Presidential advisor James Byrnes had told Truman that dropping the bombs would allow the United States to “dictate the terms of ending the war.” Secretary of the Navy James Forrestal wrote in his diary that Byrnes was ‘most anxious to get the Japanese affair over with before the Russians got in.’ They got in the same day Nagasaki was destroyed.
The United States Strategic Bombing Survey concluded that, “… certainly prior to 31 December, 1945, and in all probability prior to 1 November, 1945, Japan would have surrendered even if the atomic bombs had not been dropped, even if Russia had not entered the war, and even if no invasion had been planned or contemplated.” One dissenter who had expressed this same view to the Secretary of War prior to the bombings was General Dwight Eisenhower. The Chairman of the Joint Chiefs of Staff Admiral William D. Leahy agreed: “The use of this barbarous weapon at Hiroshima and Nagasaki was of no material assistance in our war against Japan. The Japanese were already defeated and ready to surrender,” he said.

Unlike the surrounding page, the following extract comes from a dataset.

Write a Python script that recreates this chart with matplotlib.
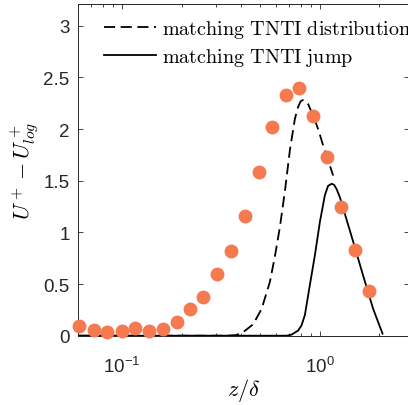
import matplotlib
matplotlib.use('agg')
import matplotlib.pyplot as plt
import numpy as np

plt.rcParams['font.family'] = ['Liberation Sans', 'DejaVu Sans']
plt.rcParams['mathtext.fontset'] = 'cm'
plt.rcParams['lines.scale_dashes'] = False

# symbols: measured U+ - U+_log
z_dots = [0.0608, 0.0724, 0.0843, 0.0997, 0.117, 0.137, 0.161, 0.189, 0.220, 0.257, 0.303,
          0.356, 0.417, 0.492, 0.573, 0.674, 0.787, 0.927, 1.089, 1.282, 1.507, 1.763]
du_dots = [0.094, 0.055, 0.036, 0.045, 0.077, 0.045, 0.068, 0.13, 0.26, 0.37, 0.60,
           0.82, 1.16, 1.58, 2.02, 2.33, 2.40, 2.13, 1.73, 1.25, 0.83, 0.43]

# matching TNTI distribution (dashed)
z_dist = [0.06, 0.2, 0.338, 0.376, 0.410, 0.460, 0.508, 0.559, 0.593, 0.628, 0.666,
          0.706, 0.748, 0.775, 0.800, 0.823, 0.848, 0.873, 0.925, 0.98, 1.039, 1.10, 1.167]
du_dist = [0, 0, 0, 0.005, 0.035, 0.11, 0.26, 0.52, 0.77, 1.05, 1.40,
           1.80, 2.10, 2.21, 2.27, 2.28, 2.27, 2.24, 2.13, 2.00, 1.84, 1.70, 1.55]

# matching TNTI jump (solid)
z_jump = [0.06, 0.5, 0.68, 0.719, 0.777, 0.808, 0.840, 0.890, 0.944, 1.0, 1.06,
          1.10, 1.146, 1.18, 1.214, 1.262, 1.337, 1.473, 1.655, 1.858, 2.073]
du_jump = [0, 0, 0, 0.01, 0.05, 0.10, 0.20, 0.49, 0.78, 1.10, 1.36,
           1.45, 1.47, 1.46, 1.42, 1.34, 1.18, 0.91, 0.58, 0.26, 0.02]

yticks = [0, 0.5, 1, 1.5, 2, 2.5, 3]
yticklabels = ['0', '0.5', '1', '1.5', '2', '2.5', '3']

fig = plt.figure(figsize=(4.08, 4.06), dpi=100)
ax = fig.add_axes([78/408, (406-336.7)/406, (409-78)/408, (336.7-5)/406])

ax.plot(z_dist, du_dist, color='k', lw=1.3, dashes=(8, 4),
        label=r'$\mathrm{matching\ TNTI\ distribution}$')
ax.plot(z_jump, du_jump, color='k', lw=1.3,
        label=r'$\mathrm{matching\ TNTI\ jump}$')
ax.plot(z_dots, du_dots, 'o', color='#F57A50', ms=10, mec='none', clip_on=False, zorder=5)

ax.set_xscale('log')
ax.set_xlim(0.06, 2.82)
ax.set_ylim(0, 3.21)
ax.set_yticks(yticks)
ax.set_yticklabels(yticklabels)

ax.tick_params(which='both', direction='in', top=True, right=True,
               labelsize=13.5, colors='#262626', width=0.6)
ax.tick_params(which='major', length=3.5)
ax.tick_params(which='minor', length=2)
ax.tick_params(axis='y', pad=6)
ax.tick_params(axis='x', pad=14.5)
for s in ax.spines.values():
    s.set_linewidth(0.7)
    s.set_color('#262626')

ax.set_xlabel(r'$z/\delta$', fontsize=16, labelpad=0)
ax.set_ylabel(r'$U^+ - U^+_{log}$', fontsize=16, labelpad=2)

ax.legend(loc='upper left', bbox_to_anchor=(0.036, 1.0), frameon=False,
          fontsize=14.5, handlelength=2.6, handletextpad=0.3, labelspacing=0.3,
          borderaxespad=0.3)

fig.savefig('out.png', dpi=100)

The United States needs to stop lying to itself and start leading a reverse arms race. This will require humility, deep honesty, and openness to international inspections. But as Tad Daley has written, “Yes, international inspections here would intrude upon our sovereignty. But detonations of atom bombs here would also intrude upon our sovereignty. The only question is, which of those two intrusions do we find less excruciating.”